Q45. What is the curse of dimensionality?

a) Too few features
b) Too many features causing sparsity
c) Too many models
d) Too much noise

Answer: b) Too many features causing sparsity
👉 High dimensions reduce model performance.

Q46. Which of the following is NOT a type of machine learning?

a) Supervised
b) Unsupervised
c) Reinforcement
d) Approximation

Answer: d) Approximation
👉 Approximation is not an ML category.

Q47. Which ML concept helps select the most relevant features?

a) PCA
b) Feature Engineering
c) Feature Selection
d) Regularization

Answer: c) Feature Selection
👉 Feature selection reduces irrelevant features.
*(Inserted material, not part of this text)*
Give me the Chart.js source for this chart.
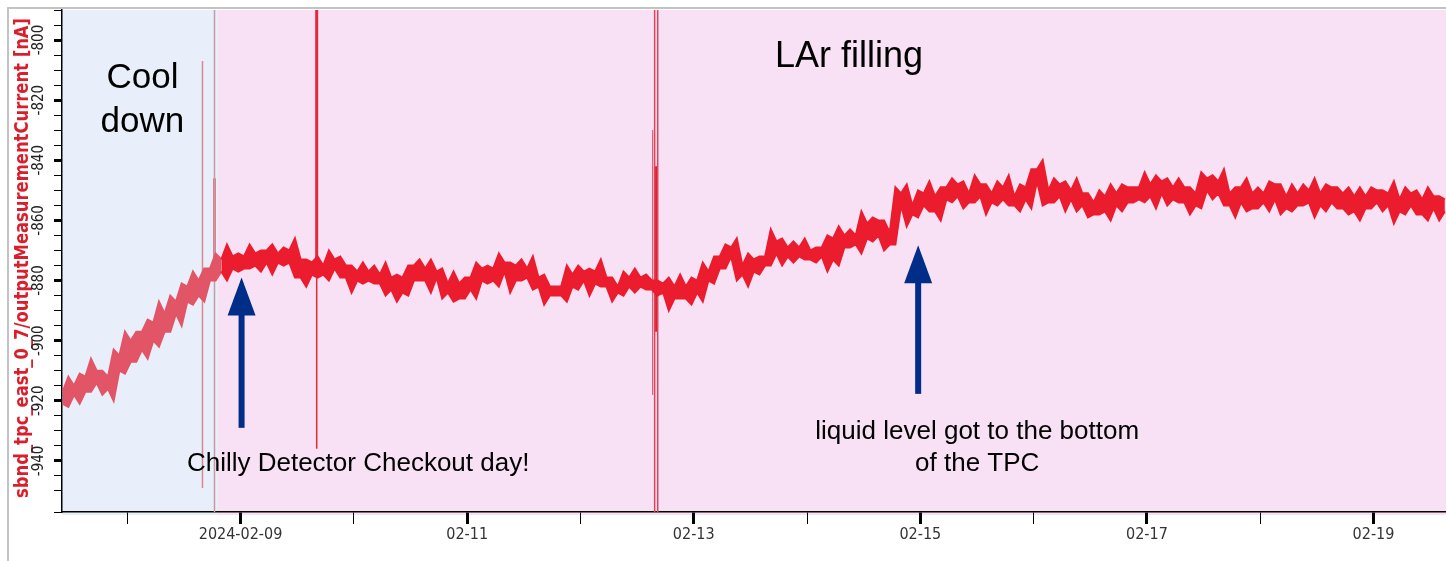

Q48. What is the main difference between Bagging and Boosting?

a) Bagging builds models sequentially, Boosting in parallel
b) Bagging builds models in parallel, Boosting sequentially
c) Both are parallel
d) Both are sequential

Answer: b) Bagging builds models in parallel, Boosting sequentially
👉 Bagging = parallel, Boosting = sequential with weights.

Q49. Which of the following is an evaluation metric for clustering?

a) Adjusted Rand Index
b) Precision
c) Recall
d) Accuracy

Answer: a) Adjusted Rand Index
👉 ARI is used to measure clustering performance.

Q50. Which of the following frameworks is widely used in ML?

a) TensorFlow
b) Django
c) Angular
d) Flask

Answer: a) TensorFlow
👉 TensorFlow is a popular ML framework.